* Start RECORDS FOR THIS EXERCISE *

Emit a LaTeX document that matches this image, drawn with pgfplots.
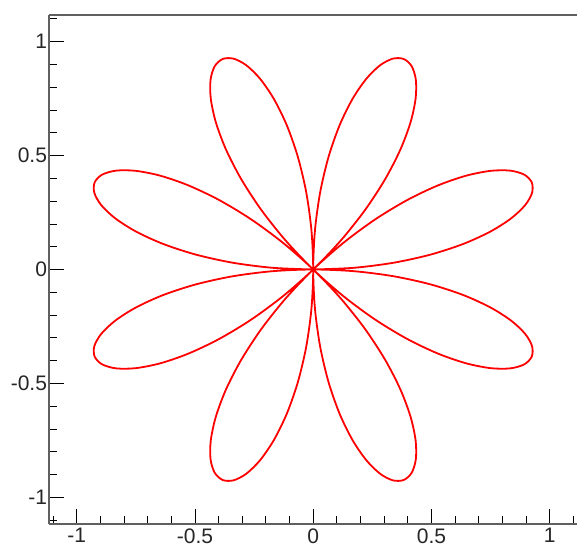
\documentclass[border=0pt]{standalone}
\usepackage{fontspec}
\setmainfont{Liberation Sans}
\usepackage{pgfplots}
\pgfplotsset{compat=1.18}
\definecolor{axisgray}{HTML}{606060}

\begin{document}
\begin{tikzpicture}
\begin{axis}[
    scale only axis,
    width=528.4bp,
    height=509bp,
    xmin=-1.117, xmax=1.117,
    ymin=-1.117, ymax=1.117,
    axis x line=box,
    axis y line=left,
    axis line style={-, draw=axisgray, line width=1.1bp},
    xtick pos=bottom,
    ytick pos=left,
    xtick={-1,-0.5,0,0.5,1},
    ytick={-1,-0.5,0,0.5,1},
    minor xtick={-1.1,-0.9,-0.8,-0.7,-0.6,-0.4,-0.3,-0.2,-0.1,0.1,0.2,0.3,0.4,0.6,0.7,0.8,0.9,1.1},
    minor ytick={-1.1,-0.9,-0.8,-0.7,-0.6,-0.4,-0.3,-0.2,-0.1,0.1,0.2,0.3,0.4,0.6,0.7,0.8,0.9,1.1},
    tick align=inside,
    major tick length=15bp,
    minor tick length=7.7bp,
    every tick/.style={black, line width=0.8bp},
    /pgf/number format/assume math mode=true,
    tick label style={font=\fontsize{21bp}{24bp}\selectfont, text=black!85},
    xticklabel style={yshift=-1bp},
    yticklabel style={xshift=1.5bp},
]
% rose curve, (angle, radius) pairs
\addplot[red, line width=1.8bp, smooth, data cs=polar] coordinates {
(0,0) (2.5,0.1736) (5,0.3420) (7.5,0.5) (10,0.6428) (12.5,0.7660) (15,0.8660) (17.5,0.9397) (20,0.9848) (22.5,1) (25,0.9848) (27.5,0.9397) (30,0.8660) (32.5,0.7660) (35,0.6428) (37.5,0.5) (40,0.3420) (42.5,0.1736) (45,0)
(47.5,-0.1736) (50,-0.3420) (52.5,-0.5) (55,-0.6428) (57.5,-0.7660) (60,-0.8660) (62.5,-0.9397) (65,-0.9848) (67.5,-1) (70,-0.9848) (72.5,-0.9397) (75,-0.8660) (77.5,-0.7660) (80,-0.6428) (82.5,-0.5) (85,-0.3420) (87.5,-0.1736) (90,0)
(92.5,0.1736) (95,0.3420) (97.5,0.5) (100,0.6428) (102.5,0.7660) (105,0.8660) (107.5,0.9397) (110,0.9848) (112.5,1) (115,0.9848) (117.5,0.9397) (120,0.8660) (122.5,0.7660) (125,0.6428) (127.5,0.5) (130,0.3420) (132.5,0.1736) (135,0)
(137.5,-0.1736) (140,-0.3420) (142.5,-0.5) (145,-0.6428) (147.5,-0.7660) (150,-0.8660) (152.5,-0.9397) (155,-0.9848) (157.5,-1) (160,-0.9848) (162.5,-0.9397) (165,-0.8660) (167.5,-0.7660) (170,-0.6428) (172.5,-0.5) (175,-0.3420) (177.5,-0.1736) (180,0)
(182.5,0.1736) (185,0.3420) (187.5,0.5) (190,0.6428) (192.5,0.7660) (195,0.8660) (197.5,0.9397) (200,0.9848) (202.5,1) (205,0.9848) (207.5,0.9397) (210,0.8660) (212.5,0.7660) (215,0.6428) (217.5,0.5) (220,0.3420) (222.5,0.1736) (225,0)
(227.5,-0.1736) (230,-0.3420) (232.5,-0.5) (235,-0.6428) (237.5,-0.7660) (240,-0.8660) (242.5,-0.9397) (245,-0.9848) (247.5,-1) (250,-0.9848) (252.5,-0.9397) (255,-0.8660) (257.5,-0.7660) (260,-0.6428) (262.5,-0.5) (265,-0.3420) (267.5,-0.1736) (270,0)
(272.5,0.1736) (275,0.3420) (277.5,0.5) (280,0.6428) (282.5,0.7660) (285,0.8660) (287.5,0.9397) (290,0.9848) (292.5,1) (295,0.9848) (297.5,0.9397) (300,0.8660) (302.5,0.7660) (305,0.6428) (307.5,0.5) (310,0.3420) (312.5,0.1736) (315,0)
(317.5,-0.1736) (320,-0.3420) (322.5,-0.5) (325,-0.6428) (327.5,-0.7660) (330,-0.8660) (332.5,-0.9397) (335,-0.9848) (337.5,-1) (340,-0.9848) (342.5,-0.9397) (345,-0.8660) (347.5,-0.7660) (350,-0.6428) (352.5,-0.5) (355,-0.3420) (357.5,-0.1736) (360,0)
};
\coordinate (bl) at (rel axis cs:0,0);
\end{axis}
\pgfresetboundingbox
\path (bl) ++(-49bp,-23bp) rectangle ++(579bp,547bp);
\end{tikzpicture}
\end{document}
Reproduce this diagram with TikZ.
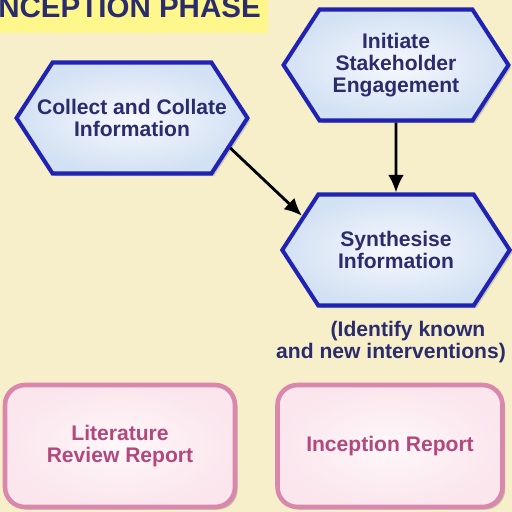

* End RECORDS FOR THIS EXERCISE *

▶ **SET PROBLEM**:
Restate each entry word for word, please, but drop any images it holds.

▶ **FULL SOLUTION**:
Emit a LaTeX document that matches this image, drawn with pgfplots.
\documentclass[border=0pt]{standalone}
\usepackage{fontspec}
\setmainfont{Liberation Sans}
\usepackage{pgfplots}
\pgfplotsset{compat=1.18}
\definecolor{axisgray}{HTML}{606060}

\begin{document}
\begin{tikzpicture}
\begin{axis}[
    scale only axis,
    width=528.4bp,
    height=509bp,
    xmin=-1.117, xmax=1.117,
    ymin=-1.117, ymax=1.117,
    axis x line=box,
    axis y line=left,
    axis line style={-, draw=axisgray, line width=1.1bp},
    xtick pos=bottom,
    ytick pos=left,
    xtick={-1,-0.5,0,0.5,1},
    ytick={-1,-0.5,0,0.5,1},
    minor xtick={-1.1,-0.9,-0.8,-0.7,-0.6,-0.4,-0.3,-0.2,-0.1,0.1,0.2,0.3,0.4,0.6,0.7,0.8,0.9,1.1},
    minor ytick={-1.1,-0.9,-0.8,-0.7,-0.6,-0.4,-0.3,-0.2,-0.1,0.1,0.2,0.3,0.4,0.6,0.7,0.8,0.9,1.1},
    tick align=inside,
    major tick length=15bp,
    minor tick length=7.7bp,
    every tick/.style={black, line width=0.8bp},
    /pgf/number format/assume math mode=true,
    tick label style={font=\fontsize{21bp}{24bp}\selectfont, text=black!85},
    xticklabel style={yshift=-1bp},
    yticklabel style={xshift=1.5bp},
]
% rose curve, (angle, radius) pairs
\addplot[red, line width=1.8bp, smooth, data cs=polar] coordinates {
(0,0) (2.5,0.1736) (5,0.3420) (7.5,0.5) (10,0.6428) (12.5,0.7660) (15,0.8660) (17.5,0.9397) (20,0.9848) (22.5,1) (25,0.9848) (27.5,0.9397) (30,0.8660) (32.5,0.7660) (35,0.6428) (37.5,0.5) (40,0.3420) (42.5,0.1736) (45,0)
(47.5,-0.1736) (50,-0.3420) (52.5,-0.5) (55,-0.6428) (57.5,-0.7660) (60,-0.8660) (62.5,-0.9397) (65,-0.9848) (67.5,-1) (70,-0.9848) (72.5,-0.9397) (75,-0.8660) (77.5,-0.7660) (80,-0.6428) (82.5,-0.5) (85,-0.3420) (87.5,-0.1736) (90,0)
(92.5,0.1736) (95,0.3420) (97.5,0.5) (100,0.6428) (102.5,0.7660) (105,0.8660) (107.5,0.9397) (110,0.9848) (112.5,1) (115,0.9848) (117.5,0.9397) (120,0.8660) (122.5,0.7660) (125,0.6428) (127.5,0.5) (130,0.3420) (132.5,0.1736) (135,0)
(137.5,-0.1736) (140,-0.3420) (142.5,-0.5) (145,-0.6428) (147.5,-0.7660) (150,-0.8660) (152.5,-0.9397) (155,-0.9848) (157.5,-1) (160,-0.9848) (162.5,-0.9397) (165,-0.8660) (167.5,-0.7660) (170,-0.6428) (172.5,-0.5) (175,-0.3420) (177.5,-0.1736) (180,0)
(182.5,0.1736) (185,0.3420) (187.5,0.5) (190,0.6428) (192.5,0.7660) (195,0.8660) (197.5,0.9397) (200,0.9848) (202.5,1) (205,0.9848) (207.5,0.9397) (210,0.8660) (212.5,0.7660) (215,0.6428) (217.5,0.5) (220,0.3420) (222.5,0.1736) (225,0)
(227.5,-0.1736) (230,-0.3420) (232.5,-0.5) (235,-0.6428) (237.5,-0.7660) (240,-0.8660) (242.5,-0.9397) (245,-0.9848) (247.5,-1) (250,-0.9848) (252.5,-0.9397) (255,-0.8660) (257.5,-0.7660) (260,-0.6428) (262.5,-0.5) (265,-0.3420) (267.5,-0.1736) (270,0)
(272.5,0.1736) (275,0.3420) (277.5,0.5) (280,0.6428) (282.5,0.7660) (285,0.8660) (287.5,0.9397) (290,0.9848) (292.5,1) (295,0.9848) (297.5,0.9397) (300,0.8660) (302.5,0.7660) (305,0.6428) (307.5,0.5) (310,0.3420) (312.5,0.1736) (315,0)
(317.5,-0.1736) (320,-0.3420) (322.5,-0.5) (325,-0.6428) (327.5,-0.7660) (330,-0.8660) (332.5,-0.9397) (335,-0.9848) (337.5,-1) (340,-0.9848) (342.5,-0.9397) (345,-0.8660) (347.5,-0.7660) (350,-0.6428) (352.5,-0.5) (355,-0.3420) (357.5,-0.1736) (360,0)
};
\coordinate (bl) at (rel axis cs:0,0);
\end{axis}
\pgfresetboundingbox
\path (bl) ++(-49bp,-23bp) rectangle ++(579bp,547bp);
\end{tikzpicture}
\end{document}
Reproduce this diagram with TikZ.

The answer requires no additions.